→ **Given exercise**: Look through the lines below and extract any with the word "React".
━━━━━━━━━━━━━━━━━━━━━━━━━━━━━━
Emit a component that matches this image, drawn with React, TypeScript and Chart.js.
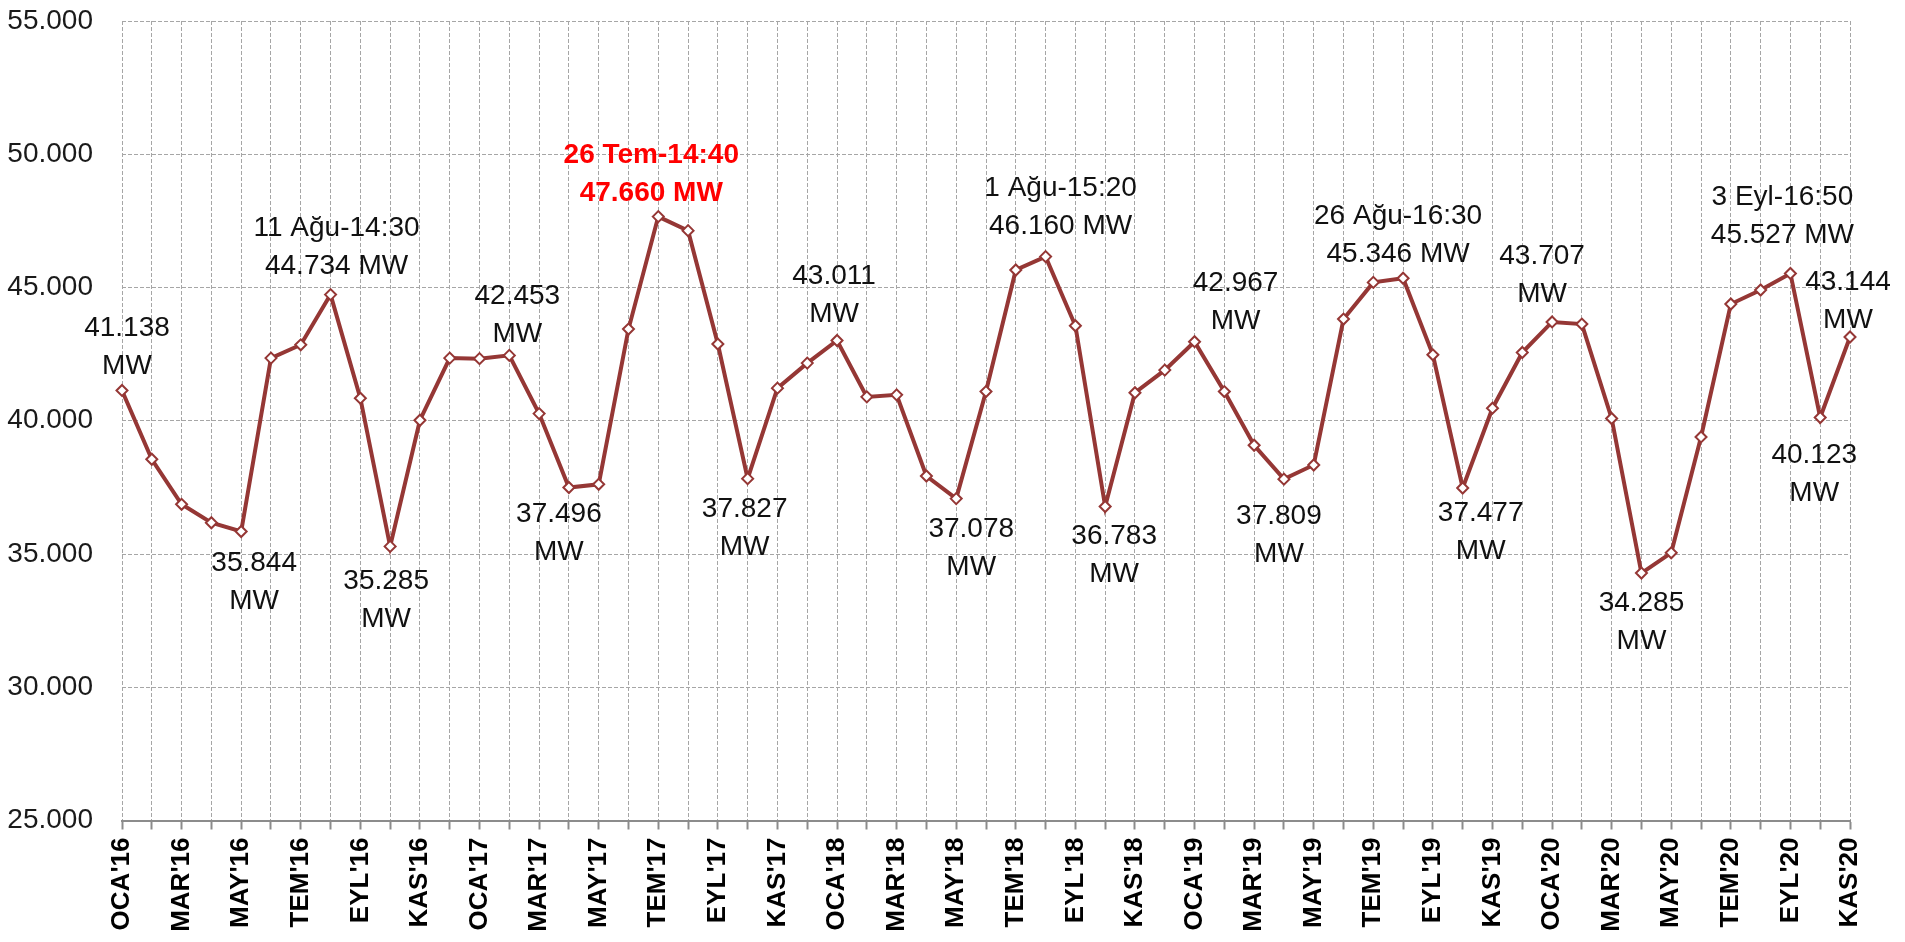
import React, { useEffect, useRef } from "react";
import { Chart, registerables } from "chart.js";

Chart.register(...registerables);

const monthNames = ["OCA", "ŞUB", "MAR", "NİS", "MAY", "HAZ", "TEM", "AĞU", "EYL", "EKİ", "KAS", "ARA"];
const years = ["16", "17", "18", "19", "20"];
const monthCount = 59;

const categories: string[] = [];
for (let i = 0; i < monthCount; i++) {
  categories.push(`${monthNames[i % 12]}'${years[Math.floor(i / 12)]}`);
}

const peakLoads = [
  41138, 38555, 36864, 36173, 35844, 42350, 42850, 44734, 40847, 35285, 40020, 42350,
  42330, 42453, 40268, 37496, 37615, 43440, 47660, 47134, 42877, 37827, 41223, 42163,
  43011, 40896, 40971, 37927, 37078, 41095, 45657, 46160, 43565, 36783, 41052, 41900,
  42967, 41095, 39081, 37809, 38341, 43816, 45192, 45346, 42475, 37477, 40471, 42561,
  43707, 43628, 40085, 34285, 35045, 39393, 44380, 44906, 45527, 40123, 43144,
];

const yTicks = [25000, 30000, 35000, 40000, 45000, 50000, 55000];

const annotatedIdx = [0, 4, 7, 9, 13, 15, 18, 21, 24, 28, 31, 33, 36, 39, 43, 45, 48, 51, 56, 57, 58];
const annotationDates: Record<number, string> = {
  7: "11 Ağu-14:30",
  18: "26 Tem-14:40",
  31: "1 Ağu-15:20",
  43: "26 Ağu-16:30",
  56: "3 Eyl-16:50",
};
const recordIdx = 18;

// label placement offsets (dx, dy of first line) relative to the point
const labelOffsets: [number, number][] = [
  [5, -62], [13, 32], [6, -66], [-4, 35], [8, -59], [-10, 27], [-7, -61], [-3, 31],
  [-3, -64], [15, 31], [15, -68], [9, 30], [41, -58], [-5, 37], [-5, -62], [18, 25],
  [-10, -66], [0, 30], [-8, -76], [-6, 38], [-2, -55],
];

const fmt = (v: number) => {
  const s = Math.round(v).toString();
  return s.replace(/\B(?=(\d{3})+(?!\d))/g, ".");
};

const FONT = '"Liberation Sans", Arial, sans-serif';
const LINE_COLOR = "#953735";

const labelPlugin = {
  id: "peakLabels",
  afterDatasetsDraw(chart: any) {
    const { ctx } = chart;
    const meta = chart.getDatasetMeta(0);
    ctx.save();
    ctx.textAlign = "center";
    ctx.textBaseline = "middle";
    annotatedIdx.forEach((idx, k) => {
      const el = meta.data[idx];
      if (!el) return;
      const [dx, dy] = labelOffsets[k];
      const v = peakLoads[idx];
      const lines = annotationDates[idx]
        ? [annotationDates[idx], `${fmt(v)} MW`]
        : [fmt(v), "MW"];
      const hi = idx === recordIdx;
      ctx.font = `${hi ? "bold " : ""}28px ${FONT}`;
      ctx.fillStyle = hi ? "#ff0000" : "#111111";
      lines.forEach((t, li) => ctx.fillText(t, el.x + dx, el.y + dy + li * 38));
    });
    ctx.restore();
  },
};

export default function App() {
  const ref = useRef<HTMLCanvasElement>(null);
  useEffect(() => {
    document.body.style.margin = "0";
    const canvas = ref.current;
    if (!canvas) return;
    const chart = new Chart(canvas, {
      type: "line",
      data: {
        labels: categories,
        datasets: [
          {
            data: peakLoads,
            borderColor: LINE_COLOR,
            borderWidth: 4,
            pointStyle: "rectRot",
            pointRadius: 5.5,
            pointBorderWidth: 2,
            pointBackgroundColor: "#ffffff",
            pointBorderColor: LINE_COLOR,
            tension: 0,
          },
        ],
      },
      options: {
        responsive: false,
        animation: false,
        devicePixelRatio: 1,
        layout: { padding: { top: 21, right: 55, left: 0, bottom: 0 } },
        plugins: { legend: { display: false }, tooltip: { enabled: false } },
        scales: {
          x: {
            offset: false,
            grid: {
              color: "#a6a6a6",
              lineWidth: 1,
              drawTicks: true,
              tickLength: 9,
              tickColor: "#8c8c8c",
              tickWidth: 2,
            },
            border: { display: true, color: "#8c8c8c", width: 2, dash: [4, 2] },
            ticks: {
              autoSkip: false,
              maxRotation: 90,
              minRotation: 90,
              padding: 8,
              color: "#000000",
              font: { family: FONT, size: 26, weight: "bold" },
              callback: (_v: any, i: number) => (i % 2 === 0 ? categories[i] : ""),
            },
            afterFit: (s: any) => {
              s.height = 121.5;
            },
          },
          y: {
            min: yTicks[0],
            max: yTicks[yTicks.length - 1],
            afterBuildTicks: (s: any) => {
              s.ticks = yTicks.map((v) => ({ value: v }));
            },
            grid: {
              color: "#a6a6a6",
              lineWidth: 1,
              drawTicks: true,
              tickLength: 29,
              tickColor: "rgba(0,0,0,0)",
            },
            border: { display: false, dash: [4, 2] },
            ticks: {
              padding: 0,
              color: "#1a1a1a",
              font: { family: FONT, size: 28 },
              callback: (v: any) => fmt(Number(v)),
            },
            afterFit: (s: any) => {
              s.width = 122;
              s.paddingTop = 0;
            },
          },
        },
      },
      plugins: [labelPlugin],
    });
    return () => chart.destroy();
  }, []);
  return <canvas ref={ref} width={1905} height={942} style={{ display: "block" }} />;
}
━━━━━━━━━━━━━━━━━━━━━━━━━━━━━━
→ **Result below**:
Emit a component that matches this image, drawn with React, TypeScript and Chart.js.
import React, { useEffect, useRef } from "react";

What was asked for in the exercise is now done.